De manuscripten

((Te doen.))

Qua documentleeftijd
We hebben verschillende papyri van rond het jaar 200, en enkele fragmenten die nog ouder zijn. Vanaf ruwweg het jaar 350 hebben we grote aantallen manuschripten van hoge kwaliteit. Veel andere historische geschriften kennen we slechts uit afschriften van na Karel de Grote — diep in de Middeleeuwen dus.
Enige voorbeelden van de bekendste klassieke auteurs: Homerus (Ilias: 643 handschriften, het oudste uit 500 na Christus — hij schreef rond 700 vóór Christus!), Vergilius (mij onbekend, 350), Caesar (10 handschriften, het oudste uit 950), Tacitus (10, 1000), Plato (7, 1250), Herodotus (8, 1350), Aristoteles (49, 1450 — maar er schijnt een oude papyrus van een nog onbekend Aristotelisch geschrift gevonden te zijn in Egypte.

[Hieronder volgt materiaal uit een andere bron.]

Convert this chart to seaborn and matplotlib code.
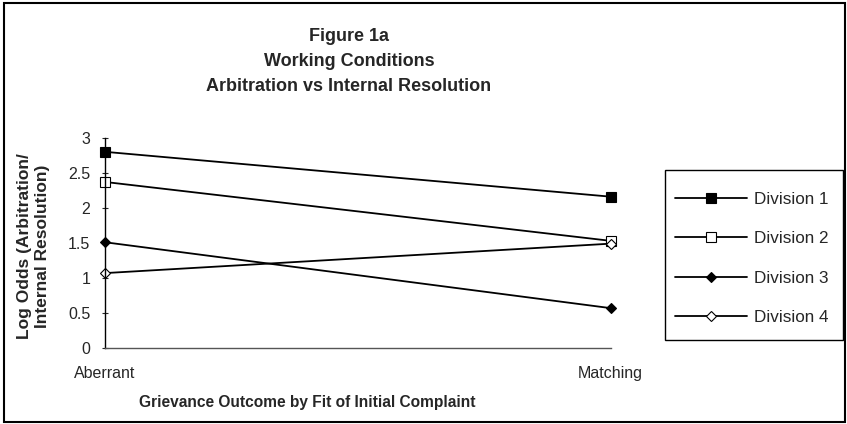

Deze getallen betreffen dus de „bekende” werken van Aristoteles).
Qua aantal
In totaal zijn er tegen de 6000 handschriften van (delen van) het Nieuwe Testament gevonden. Voor andere historische documenten is 10 al een heel indrukwekkend aantal. Daarnaast hebben we nog duizenden „secundaire getuigen”: handschriften van lectionaria (verzamelingen Bijbelteksten ter voorlezing in de kerk), commentaren van kerkvaders, oude vertalingen, tot graffiti, ostraca (teksten op potscherven) en amuletten aan toe. Het totaal komt op bijna 25.000 bronnen.
Qua verspreiding
Handschriften van het Nieuwe Testament zijn teruggevonden in het gehele gebied van het Romeinse Rijk. Door die handschriften te vergelijken is te zien welke lezingen regionaal ontstaan zijn, en welke tekstvormen overal voorkomen, en dus waarschijnlijk oorspronkelijk zijn.
Qua controleerbaarheid
Al heel snel is een systeem van streng gecontroleerd kopiëren ontstaan, waarbij ieder nieuw handschrift nog eens gecontroleerd werd tegen andere handschriften dan de bron waarvan het een kopie was. Op veel handschriften staan de verbeteringen van de correctoren in de marge, waardoor één handschrift feitelijk informatie geeft over drie of vier bronnen. Ook kennen we families, waarvan zowel de bron als de afschriften bewaard zijn gebleven, zodat we de nauwkeurigheid van het kopieerproces kunnen waarnemen. Tenslotte kopieerden de afschrijvers dikwijls steeds dezelfde tekst, waardoor ze die begonnen te kennen, en dus minder overschrijffouten maakten. Vergeleken met niet-bijbelse geschriften is de nauwkeurigheid van het kopiëren hoog.
Prof.Dr.Bruce Metzger van Princeton University heeft een nauwkeurigheidstest uitgevoerd op drie belangrijke religieuze geschriften: het Nieuwe Testament, de Ilias en de Mahabharata (het Hindoeboek waar de beroemde Bhagavat Ghita deel van uitmaakt), door die te verdelen in „regels” van telkens tien woorden lang. Hij beschouwde een regel als „verloren” als uit de verschillende handschriften niet meer te achterhalen viel wat de betekenis van de oorspronkelijke tekst was geweest (dus kleine verschillen in spelling of formulering maakten een regel nog niet verloren). Hij vond dat van de Mahabharata ruim 10% verloren was gegaan, van de Ilias nagenoeg 5%, en van het Nieuwe Testament 0,2% — 40 van de 24.000 regels, en geen daarvan had invloed op enig belangrijk Christelijk leerstuk of historisch feit.

Enige voorbeelden.

En zo bestaat dan de vreemde situatie dat we van de tekst van het Nieuwe Testament veel en veel zekerder zijn dan van veel teksten die 1500 jaar later ontstaan zijn. Zo zijn er in het gehele Nieuwe Testament nog geen twintig passages waarover een onduidelijkheid bestaat qua betekenis (wel grote aantallen waar we bijvoorbeeld niet zeker weten of er oorspronkelijk „Jezus Christus” of „Christus Jezus” heeft gestaan), en geen van die passages heeft een theologisch belang. Ter contrast: in ieder van de toneelstukken van Shakespeare vinden we al een honderdtal plaatsen waar de de tekst, zelfs in zijn strekking, fundamenteel onzeker is.